Numpy in-place type casting-CodePudding

I have a numpy array phase of floats dtype=np.float32 that I convert to integers out ,dtype=np.uint8. Since speed is an issue, this should happen in-place.

I work with code from a previous student and the code doesn't work

phase = np.arange(0, 4, dtype=np.float32).reshape(2, 2)

out = np.empty((2, 2), dtype=np.uint8)

# Prepare the 2pi -> integer conversion factor and convert.
factor = -(256 / 2 / np.pi)
phase *= factor

print("array phase with dtype float \n ", phase)

# There is some randomness involved in casting positive floats to integers.
# Avoid this by going all negative.
maximum = np.amax(phase)
if maximum >= 0:
    toshift = 256 * 2 * np.ceil(maximum / 256)
    phase -= toshift

# Copy and cast the data to the output
np.copyto(out, phase, casting="unsafe")
print("phase array dtype unsigned integer", out)


# This part (along with the choice of type), implements modulo much faster than np.mod().
bw = int(256 - 1)
np.bitwise_and(out, bw, out=out)
print("array module bit depth \n", out)

The output is

array phase with dtype float 
  [[  -0.      -162.97466]
 [-325.9493  -488.92395]]
phase array dtype unsigned integer [[  0  94]
 [187  24]]
array module bit depth 
 [[  0  94]
 [187  24]]

Executing this program yields results that I don't understand:

Why does e.g. -162 get mapped to 94?
I am aware of the flag casting=unsafe but it is required to to in-place conversion.
I am also aware that 300 > 256 and hence the np.uint8 data-type is too small.
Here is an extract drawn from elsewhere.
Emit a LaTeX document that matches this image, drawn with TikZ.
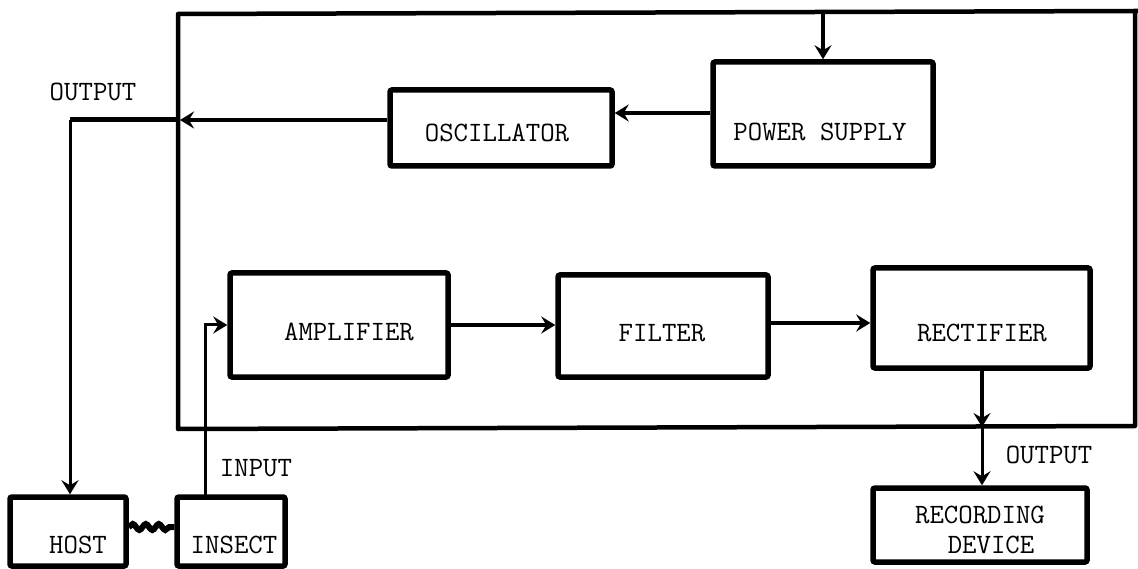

I guess i should increase it to np.uint16?
Why is there some randomness involved when casting positive floats to integer?
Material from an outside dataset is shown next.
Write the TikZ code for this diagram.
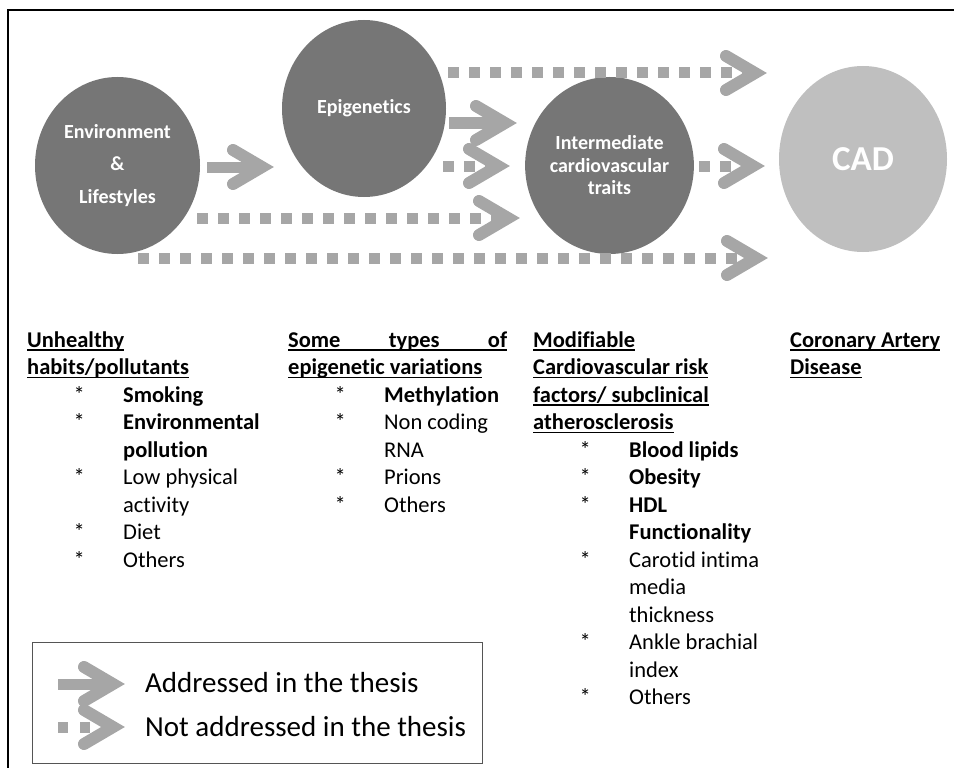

I have also tried np.astype(np.uint8) but the results are similarly disappointing.

CodePudding user response：

Since speed is an issue, this should happen in-place.

In-place operations are not always necessary faster. This is dependent of the target platform and the way Numpy is compiled (a lot of low-level effects needs to be considered). They are generally not slower though. Reusing buffers is sufficient in some cases (to avoid page-faults). Did you profile your code and found this to be a bottleneck?

Why does e.g. -162 get mapped to 94?

This is because the range of the destination type (0..255 included) does not supports the number -162 nor any negative numbers actually since it is an unsigned integer of 8 bits. As a result, a wraparound happens : 256-162=94. That being said, AFAIK, doing this cause an undefined behaviour. The result from one platform to another can change (and actually did so based on past Numpy questions and issues). Thus, I strongly advise to use a bigger type or to change your code so the values fit in the target output type range.

I am aware of the flag casting=unsafe but it is required to to in-place conversion.

casting=unsafe is pretty explicit. It basically means : "I know exactly what I am doing and accept the risks and the consequence". Use it at your own risk ;) .

I am also aware that 300 > 256 and hence the np.uint8 data-type is too small. I guess i should increase it to np.uint16?

Since numbers are negative, you should rather use np.int16 instead. Beside this, yes, this is a good idea.

Why is there some randomness involved when casting positive floats to integer?

It is not really random. Such operation is deterministic, but the result is dependent of the target platform and the input numbers (and possibly the low-level state of the processor regarding the specific target platform). In practice, as long as the input numbers fit in the target range and there is no special numbers like NaN, Inf, -Inf values, it should be fine.

I have also tried np.astype(np.uint8) but the results are similarly disappointing.

This is normal. The problem is the same and the same conversion function is called in both cases.

Note the operation you do is not really an in-place operation, except the np.bitwise_and(out, bw, out=out). That being said, it is useless for an np.uint8 type since the range is bounded to 255 anyway.

implements modulo much faster than np.mod()

This is true for positive number but not for negative numbers. For negative numbers, this is dependent of the underlying representation of integers on the target platform. This does not work for processors using the C1 representation. That being said, all mainstream processors use the C2 representation these days.